Stated problem: Restate the data exactly as given and keep the pictures out.

Begin Material

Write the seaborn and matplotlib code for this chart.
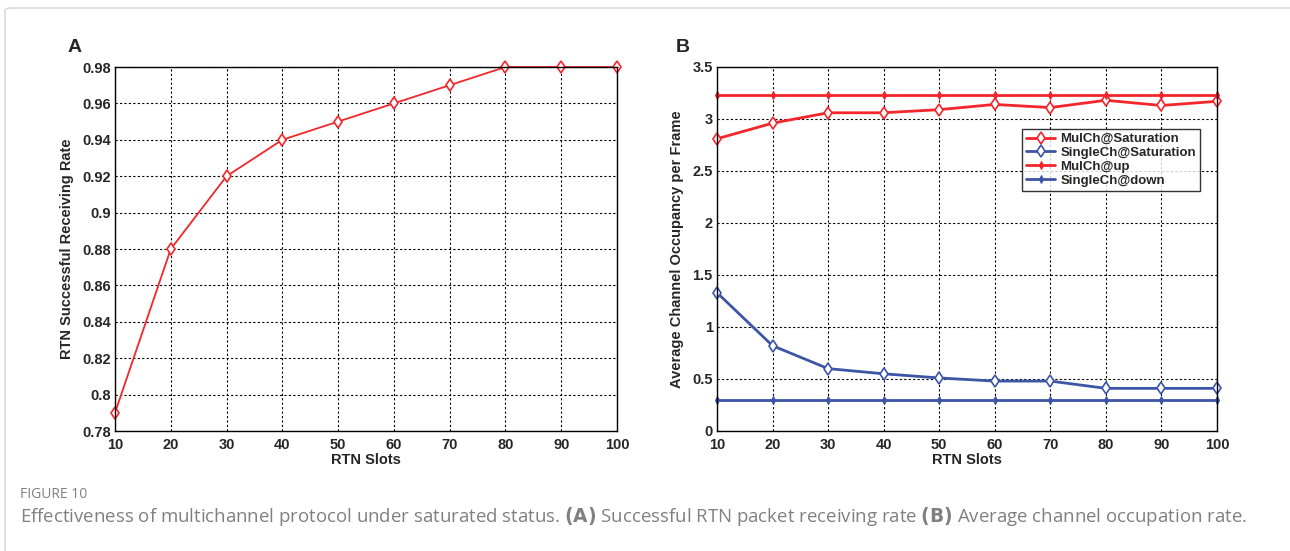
import numpy as np
import pandas as pd
import matplotlib
matplotlib.use("Agg")
import matplotlib.pyplot as plt
import seaborn as sns
from matplotlib.patches import FancyBboxPatch

# ---- data ----
rtn_slots = [10, 20, 30, 40, 50, 60, 70, 80, 90, 100]
recv_rate = [0.79, 0.88, 0.92, 0.94, 0.95, 0.96, 0.97, 0.98, 0.98, 0.98]

mulch_sat = [2.81, 2.96, 3.06, 3.06, 3.09, 3.14, 3.11, 3.18, 3.13, 3.17]
singlech_sat = [1.33, 0.82, 0.60, 0.55, 0.51, 0.48, 0.48, 0.41, 0.41, 0.41]
mulch_up = [3.23] * 10
singlech_down = [0.30] * 10

a_yticks = [0.78, 0.80, 0.82, 0.84, 0.86, 0.88, 0.90, 0.92, 0.94, 0.96, 0.98]
a_yticklabels = ["0.78", "0.8", "0.82", "0.84", "0.86", "0.88", "0.9", "0.92", "0.94", "0.96", "0.98"]
b_yticks = [0, 0.5, 1, 1.5, 2, 2.5, 3, 3.5]
b_yticklabels = ["0", "0.5", "1", "1.5", "2", "2.5", "3", "3.5"]

sns.set_theme(style="white")
FONT = ["Liberation Sans Narrow", "Liberation Sans", "DejaVu Sans"]
plt.rcParams["font.family"] = FONT

RED = "#f2262b"
BLUE = "#3d55a6"

fig = plt.figure(figsize=(12.9, 5.51), dpi=100)

# outer light frame
fig.patches.append(FancyBboxPatch((5 / 1290, -0.05), 1.2, 1.0 - 8 / 551 + 0.05,
                                  boxstyle="round,pad=0,rounding_size=0.005",
                                  transform=fig.transFigure, fill=False,
                                  edgecolor="#d8d8d8", linewidth=1.2))

axA = fig.add_axes([115 / 1290, 1 - 431 / 551, 502 / 1290, 364 / 551])
axB = fig.add_axes([717 / 1290, 1 - 431 / 551, 500 / 1290, 364 / 551])


def style_axes(ax):
    ax.set_xlim(10, 100)
    ax.set_xticks(rtn_slots)
    ax.grid(True, color="black", linestyle=(0, (2, 2)), linewidth=0.8)
    for s in ax.spines.values():
        s.set_color("black")
        s.set_linewidth(1.0)
    ax.tick_params(axis="both", which="both", direction="in", length=3,
                   labelsize=10.5, color="black")
    ax.tick_params(axis="x", pad=5)
    ax.tick_params(axis="y", pad=3)
    for lab in ax.get_xticklabels() + ax.get_yticklabels():
        lab.set_fontweight("bold")
    ax.set_xlabel("RTN Slots", fontsize=10.5, fontweight="bold", labelpad=1)
    for line in ax.get_lines():
        line.set_clip_on(False)


dfA = pd.DataFrame({"slots": rtn_slots, "rate": recv_rate})
sns.lineplot(data=dfA, x="slots", y="rate", ax=axA, color=RED, linewidth=1.3,
             marker="d", markersize=6.5, markerfacecolor="white",
             markeredgecolor=RED, markeredgewidth=1.2)
axA.set_ylim(0.78, 0.98)
axA.set_yticks(a_yticks)
axA.set_yticklabels(a_yticklabels)
style_axes(axA)
axA.set_ylabel("RTN Successful Receiving Rate", fontsize=10.5, fontweight="bold", labelpad=6)

series = [
    ("MulCh@Saturation", mulch_sat, RED, True),
    ("SingleCh@Saturation", singlech_sat, BLUE, True),
    ("MulCh@up", mulch_up, RED, False),
    ("SingleCh@down", singlech_down, BLUE, False),
]
for name, vals, col, hollow in series:
    d = pd.DataFrame({"slots": rtn_slots, "val": vals})
    if hollow:
        sns.lineplot(data=d, x="slots", y="val", ax=axB, color=col, linewidth=2.0,
                     marker="d", markersize=6.5, markerfacecolor="white",
                     markeredgecolor=col, markeredgewidth=1.2, label=name)
    else:
        sns.lineplot(data=d, x="slots", y="val", ax=axB, color=col, linewidth=2.0,
                     marker="d", markersize=4, markerfacecolor=col,
                     markeredgecolor=col, label=name)
axB.set_ylim(0, 3.5)
axB.set_yticks(b_yticks)
axB.set_yticklabels(b_yticklabels)
style_axes(axB)
axB.set_ylabel("Average Channel Occupancy per Frame", fontsize=10.5, fontweight="bold", labelpad=6)
leg = axB.legend(loc="upper right", bbox_to_anchor=((1200 - 717) / 500, (431 - 129) / 364),
                 borderaxespad=0, frameon=True,
                 fancybox=False, edgecolor="black",
                 handlelength=2.2, handletextpad=0.4, borderpad=0.3,
                 labelspacing=0.12, prop={"weight": "bold", "size": 9.5, "family": FONT})
leg.get_frame().set_linewidth(1.0)

# panel labels
fig.text(68 / 1290, 1 - 47 / 551, "A", fontsize=14, fontweight="bold",
         va="center", ha="left", family=["Liberation Sans", "DejaVu Sans"])
fig.text(676 / 1290, 1 - 47 / 551, "B", fontsize=14, fontweight="bold",
         va="center", ha="left", family=["Liberation Sans", "DejaVu Sans"])

# caption
fig.text(20 / 1290, 1 - 494 / 551, "FIGURE 10", fontsize=10, color="#808080",
         va="center", ha="left", family=["Open Sans", "DejaVu Sans"])
fig.text(20 / 1290, 1 - 517 / 551,
         "Effectiveness of multichannel protocol under saturated status. $\\bf{(A)}$ Successful RTN packet "
         "receiving rate $\\bf{(B)}$ Average channel occupation rate.",
         fontsize=13.4, color="#808080", va="center", ha="left",
         family=["Open Sans", "DejaVu Sans"])

fig.savefig("out.png", dpi=100)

End Material

Final result:
Write the seaborn and matplotlib code for this chart.
import numpy as np
import pandas as pd
import matplotlib
matplotlib.use("Agg")
import matplotlib.pyplot as plt
import seaborn as sns
from matplotlib.patches import FancyBboxPatch

# ---- data ----
rtn_slots = [10, 20, 30, 40, 50, 60, 70, 80, 90, 100]
recv_rate = [0.79, 0.88, 0.92, 0.94, 0.95, 0.96, 0.97, 0.98, 0.98, 0.98]

mulch_sat = [2.81, 2.96, 3.06, 3.06, 3.09, 3.14, 3.11, 3.18, 3.13, 3.17]
singlech_sat = [1.33, 0.82, 0.60, 0.55, 0.51, 0.48, 0.48, 0.41, 0.41, 0.41]
mulch_up = [3.23] * 10
singlech_down = [0.30] * 10

a_yticks = [0.78, 0.80, 0.82, 0.84, 0.86, 0.88, 0.90, 0.92, 0.94, 0.96, 0.98]
a_yticklabels = ["0.78", "0.8", "0.82", "0.84", "0.86", "0.88", "0.9", "0.92", "0.94", "0.96", "0.98"]
b_yticks = [0, 0.5, 1, 1.5, 2, 2.5, 3, 3.5]
b_yticklabels = ["0", "0.5", "1", "1.5", "2", "2.5", "3", "3.5"]

sns.set_theme(style="white")
FONT = ["Liberation Sans Narrow", "Liberation Sans", "DejaVu Sans"]
plt.rcParams["font.family"] = FONT

RED = "#f2262b"
BLUE = "#3d55a6"

fig = plt.figure(figsize=(12.9, 5.51), dpi=100)

# outer light frame
fig.patches.append(FancyBboxPatch((5 / 1290, -0.05), 1.2, 1.0 - 8 / 551 + 0.05,
                                  boxstyle="round,pad=0,rounding_size=0.005",
                                  transform=fig.transFigure, fill=False,
                                  edgecolor="#d8d8d8", linewidth=1.2))

axA = fig.add_axes([115 / 1290, 1 - 431 / 551, 502 / 1290, 364 / 551])
axB = fig.add_axes([717 / 1290, 1 - 431 / 551, 500 / 1290, 364 / 551])


def style_axes(ax):
    ax.set_xlim(10, 100)
    ax.set_xticks(rtn_slots)
    ax.grid(True, color="black", linestyle=(0, (2, 2)), linewidth=0.8)
    for s in ax.spines.values():
        s.set_color("black")
        s.set_linewidth(1.0)
    ax.tick_params(axis="both", which="both", direction="in", length=3,
                   labelsize=10.5, color="black")
    ax.tick_params(axis="x", pad=5)
    ax.tick_params(axis="y", pad=3)
    for lab in ax.get_xticklabels() + ax.get_yticklabels():
        lab.set_fontweight("bold")
    ax.set_xlabel("RTN Slots", fontsize=10.5, fontweight="bold", labelpad=1)
    for line in ax.get_lines():
        line.set_clip_on(False)


dfA = pd.DataFrame({"slots": rtn_slots, "rate": recv_rate})
sns.lineplot(data=dfA, x="slots", y="rate", ax=axA, color=RED, linewidth=1.3,
             marker="d", markersize=6.5, markerfacecolor="white",
             markeredgecolor=RED, markeredgewidth=1.2)
axA.set_ylim(0.78, 0.98)
axA.set_yticks(a_yticks)
axA.set_yticklabels(a_yticklabels)
style_axes(axA)
axA.set_ylabel("RTN Successful Receiving Rate", fontsize=10.5, fontweight="bold", labelpad=6)

series = [
    ("MulCh@Saturation", mulch_sat, RED, True),
    ("SingleCh@Saturation", singlech_sat, BLUE, True),
    ("MulCh@up", mulch_up, RED, False),
    ("SingleCh@down", singlech_down, BLUE, False),
]
for name, vals, col, hollow in series:
    d = pd.DataFrame({"slots": rtn_slots, "val": vals})
    if hollow:
        sns.lineplot(data=d, x="slots", y="val", ax=axB, color=col, linewidth=2.0,
                     marker="d", markersize=6.5, markerfacecolor="white",
                     markeredgecolor=col, markeredgewidth=1.2, label=name)
    else:
        sns.lineplot(data=d, x="slots", y="val", ax=axB, color=col, linewidth=2.0,
                     marker="d", markersize=4, markerfacecolor=col,
                     markeredgecolor=col, label=name)
axB.set_ylim(0, 3.5)
axB.set_yticks(b_yticks)
axB.set_yticklabels(b_yticklabels)
style_axes(axB)
axB.set_ylabel("Average Channel Occupancy per Frame", fontsize=10.5, fontweight="bold", labelpad=6)
leg = axB.legend(loc="upper right", bbox_to_anchor=((1200 - 717) / 500, (431 - 129) / 364),
                 borderaxespad=0, frameon=True,
                 fancybox=False, edgecolor="black",
                 handlelength=2.2, handletextpad=0.4, borderpad=0.3,
                 labelspacing=0.12, prop={"weight": "bold", "size": 9.5, "family": FONT})
leg.get_frame().set_linewidth(1.0)

# panel labels
fig.text(68 / 1290, 1 - 47 / 551, "A", fontsize=14, fontweight="bold",
         va="center", ha="left", family=["Liberation Sans", "DejaVu Sans"])
fig.text(676 / 1290, 1 - 47 / 551, "B", fontsize=14, fontweight="bold",
         va="center", ha="left", family=["Liberation Sans", "DejaVu Sans"])

# caption
fig.text(20 / 1290, 1 - 494 / 551, "FIGURE 10", fontsize=10, color="#808080",
         va="center", ha="left", family=["Open Sans", "DejaVu Sans"])
fig.text(20 / 1290, 1 - 517 / 551,
         "Effectiveness of multichannel protocol under saturated status. $\\bf{(A)}$ Successful RTN packet "
         "receiving rate $\\bf{(B)}$ Average channel occupation rate.",
         fontsize=13.4, color="#808080", va="center", ha="left",
         family=["Open Sans", "DejaVu Sans"])

fig.savefig("out.png", dpi=100)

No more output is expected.